- Written instruction -
Set the lines down again exactly, first line through the line that contains "import plotly.graph_objects as go", with no pictures.

- Data excerpt -
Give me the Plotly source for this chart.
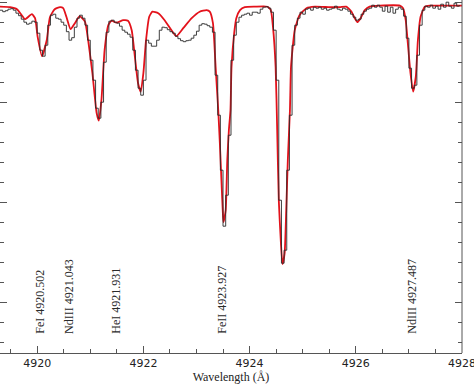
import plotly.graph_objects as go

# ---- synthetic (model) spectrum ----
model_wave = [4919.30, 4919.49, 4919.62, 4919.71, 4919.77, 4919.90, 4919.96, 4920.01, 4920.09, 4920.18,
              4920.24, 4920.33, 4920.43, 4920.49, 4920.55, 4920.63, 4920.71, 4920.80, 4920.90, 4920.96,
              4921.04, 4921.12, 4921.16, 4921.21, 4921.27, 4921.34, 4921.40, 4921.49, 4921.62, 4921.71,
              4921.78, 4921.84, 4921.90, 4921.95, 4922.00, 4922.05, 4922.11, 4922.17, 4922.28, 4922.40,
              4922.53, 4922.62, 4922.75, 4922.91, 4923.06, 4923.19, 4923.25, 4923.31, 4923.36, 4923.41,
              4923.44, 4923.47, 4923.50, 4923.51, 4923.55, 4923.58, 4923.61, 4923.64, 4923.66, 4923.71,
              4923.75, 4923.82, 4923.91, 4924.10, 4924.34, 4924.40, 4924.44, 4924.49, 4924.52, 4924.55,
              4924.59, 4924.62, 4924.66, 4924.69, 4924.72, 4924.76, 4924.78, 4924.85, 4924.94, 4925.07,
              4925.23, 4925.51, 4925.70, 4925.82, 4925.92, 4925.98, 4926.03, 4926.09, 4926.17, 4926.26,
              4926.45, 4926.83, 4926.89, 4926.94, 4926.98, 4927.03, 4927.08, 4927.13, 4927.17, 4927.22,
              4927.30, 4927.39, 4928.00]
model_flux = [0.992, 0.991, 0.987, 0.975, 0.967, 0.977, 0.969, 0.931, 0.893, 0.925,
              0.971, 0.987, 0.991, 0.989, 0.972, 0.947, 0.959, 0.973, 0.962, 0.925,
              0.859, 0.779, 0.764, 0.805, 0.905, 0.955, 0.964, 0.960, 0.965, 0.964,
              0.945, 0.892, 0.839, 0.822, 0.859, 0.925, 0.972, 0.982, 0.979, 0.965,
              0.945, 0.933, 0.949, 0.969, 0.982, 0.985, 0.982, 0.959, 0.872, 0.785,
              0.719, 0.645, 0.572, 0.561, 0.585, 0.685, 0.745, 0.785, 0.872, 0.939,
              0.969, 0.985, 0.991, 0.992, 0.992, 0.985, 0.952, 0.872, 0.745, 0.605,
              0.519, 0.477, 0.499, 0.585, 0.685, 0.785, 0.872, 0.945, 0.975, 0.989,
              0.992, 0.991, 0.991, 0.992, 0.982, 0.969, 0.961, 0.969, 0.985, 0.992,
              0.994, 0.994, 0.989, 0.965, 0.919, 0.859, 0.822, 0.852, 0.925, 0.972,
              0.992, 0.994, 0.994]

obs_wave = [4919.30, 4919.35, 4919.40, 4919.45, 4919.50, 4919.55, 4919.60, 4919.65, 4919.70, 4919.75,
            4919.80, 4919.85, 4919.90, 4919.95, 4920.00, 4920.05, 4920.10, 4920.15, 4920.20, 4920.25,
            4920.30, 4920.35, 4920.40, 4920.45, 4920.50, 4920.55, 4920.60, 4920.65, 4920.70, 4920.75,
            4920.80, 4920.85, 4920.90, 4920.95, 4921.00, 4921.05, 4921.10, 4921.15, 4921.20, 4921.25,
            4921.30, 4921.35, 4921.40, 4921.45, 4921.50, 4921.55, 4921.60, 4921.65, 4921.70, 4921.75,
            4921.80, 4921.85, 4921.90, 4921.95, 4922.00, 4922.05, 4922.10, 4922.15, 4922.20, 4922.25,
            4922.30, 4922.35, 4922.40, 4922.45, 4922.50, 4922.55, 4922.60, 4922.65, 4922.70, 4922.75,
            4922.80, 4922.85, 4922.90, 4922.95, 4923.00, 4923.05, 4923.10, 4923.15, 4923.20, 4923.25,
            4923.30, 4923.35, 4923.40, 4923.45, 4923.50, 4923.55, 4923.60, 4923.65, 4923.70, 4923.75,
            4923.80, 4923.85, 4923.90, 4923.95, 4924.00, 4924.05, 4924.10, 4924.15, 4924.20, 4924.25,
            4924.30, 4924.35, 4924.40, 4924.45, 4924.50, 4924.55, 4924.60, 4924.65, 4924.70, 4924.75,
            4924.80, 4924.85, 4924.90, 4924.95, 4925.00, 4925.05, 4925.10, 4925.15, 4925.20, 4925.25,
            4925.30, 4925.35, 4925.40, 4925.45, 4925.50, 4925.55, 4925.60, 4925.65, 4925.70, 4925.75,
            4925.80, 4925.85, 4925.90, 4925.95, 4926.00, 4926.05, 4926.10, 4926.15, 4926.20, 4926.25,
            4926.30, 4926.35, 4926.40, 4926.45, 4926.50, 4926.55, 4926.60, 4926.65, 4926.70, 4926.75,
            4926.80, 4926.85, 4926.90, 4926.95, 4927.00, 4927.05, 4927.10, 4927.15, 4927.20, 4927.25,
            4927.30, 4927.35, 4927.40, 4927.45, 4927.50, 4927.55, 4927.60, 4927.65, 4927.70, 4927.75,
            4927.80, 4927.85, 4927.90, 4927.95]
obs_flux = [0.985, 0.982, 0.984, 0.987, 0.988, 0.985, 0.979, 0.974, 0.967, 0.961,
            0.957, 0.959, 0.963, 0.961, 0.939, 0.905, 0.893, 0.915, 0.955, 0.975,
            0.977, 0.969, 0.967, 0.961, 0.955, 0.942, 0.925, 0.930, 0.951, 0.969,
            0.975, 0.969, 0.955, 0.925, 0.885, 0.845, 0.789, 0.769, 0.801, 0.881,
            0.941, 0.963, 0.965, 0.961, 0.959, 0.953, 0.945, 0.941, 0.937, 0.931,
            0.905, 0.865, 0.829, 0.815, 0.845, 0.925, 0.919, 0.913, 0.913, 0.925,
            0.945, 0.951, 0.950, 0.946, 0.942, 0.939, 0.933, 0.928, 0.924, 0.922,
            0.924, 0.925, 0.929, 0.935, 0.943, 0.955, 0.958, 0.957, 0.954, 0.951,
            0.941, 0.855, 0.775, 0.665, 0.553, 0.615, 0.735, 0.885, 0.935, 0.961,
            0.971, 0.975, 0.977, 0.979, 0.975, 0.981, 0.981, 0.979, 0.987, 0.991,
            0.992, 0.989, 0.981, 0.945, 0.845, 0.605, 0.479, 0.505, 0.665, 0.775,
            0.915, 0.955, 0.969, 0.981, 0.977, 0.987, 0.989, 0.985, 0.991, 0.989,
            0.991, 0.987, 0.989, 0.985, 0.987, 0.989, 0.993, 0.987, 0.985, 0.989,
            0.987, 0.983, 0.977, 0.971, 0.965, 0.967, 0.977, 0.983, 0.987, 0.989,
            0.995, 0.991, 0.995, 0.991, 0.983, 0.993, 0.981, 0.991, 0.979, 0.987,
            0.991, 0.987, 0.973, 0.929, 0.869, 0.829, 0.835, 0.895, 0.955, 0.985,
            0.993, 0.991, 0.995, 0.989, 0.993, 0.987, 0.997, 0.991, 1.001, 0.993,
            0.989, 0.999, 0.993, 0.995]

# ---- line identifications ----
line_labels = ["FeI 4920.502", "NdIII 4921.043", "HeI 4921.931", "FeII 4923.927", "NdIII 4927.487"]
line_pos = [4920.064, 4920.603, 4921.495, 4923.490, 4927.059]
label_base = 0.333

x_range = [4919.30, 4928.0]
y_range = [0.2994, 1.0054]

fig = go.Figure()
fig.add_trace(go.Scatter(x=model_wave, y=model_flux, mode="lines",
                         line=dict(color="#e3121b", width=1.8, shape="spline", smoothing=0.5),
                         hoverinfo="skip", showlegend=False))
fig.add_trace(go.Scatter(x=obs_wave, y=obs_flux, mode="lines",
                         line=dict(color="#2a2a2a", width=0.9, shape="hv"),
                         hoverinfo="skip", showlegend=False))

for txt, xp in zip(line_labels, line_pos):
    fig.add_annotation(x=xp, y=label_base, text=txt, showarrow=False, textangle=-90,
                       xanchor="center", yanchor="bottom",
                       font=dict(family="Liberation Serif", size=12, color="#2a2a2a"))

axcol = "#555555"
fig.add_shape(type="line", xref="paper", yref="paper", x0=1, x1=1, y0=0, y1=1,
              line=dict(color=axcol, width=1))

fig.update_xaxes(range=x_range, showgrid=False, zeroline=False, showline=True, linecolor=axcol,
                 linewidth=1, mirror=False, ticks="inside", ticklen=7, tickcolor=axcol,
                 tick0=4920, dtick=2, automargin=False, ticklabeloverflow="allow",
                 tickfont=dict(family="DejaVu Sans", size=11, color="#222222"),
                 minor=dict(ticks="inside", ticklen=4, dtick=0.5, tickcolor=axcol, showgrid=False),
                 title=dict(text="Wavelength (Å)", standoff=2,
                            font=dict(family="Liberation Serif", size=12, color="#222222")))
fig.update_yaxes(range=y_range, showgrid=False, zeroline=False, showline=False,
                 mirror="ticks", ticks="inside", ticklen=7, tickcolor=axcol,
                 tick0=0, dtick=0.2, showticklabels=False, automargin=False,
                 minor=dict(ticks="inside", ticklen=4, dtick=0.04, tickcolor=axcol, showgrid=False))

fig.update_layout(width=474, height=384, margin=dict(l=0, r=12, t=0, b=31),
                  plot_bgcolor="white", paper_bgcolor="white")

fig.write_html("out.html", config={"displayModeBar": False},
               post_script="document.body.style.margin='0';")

- Result for this exercise -
Give me the Plotly source for this chart.
import plotly.graph_objects as go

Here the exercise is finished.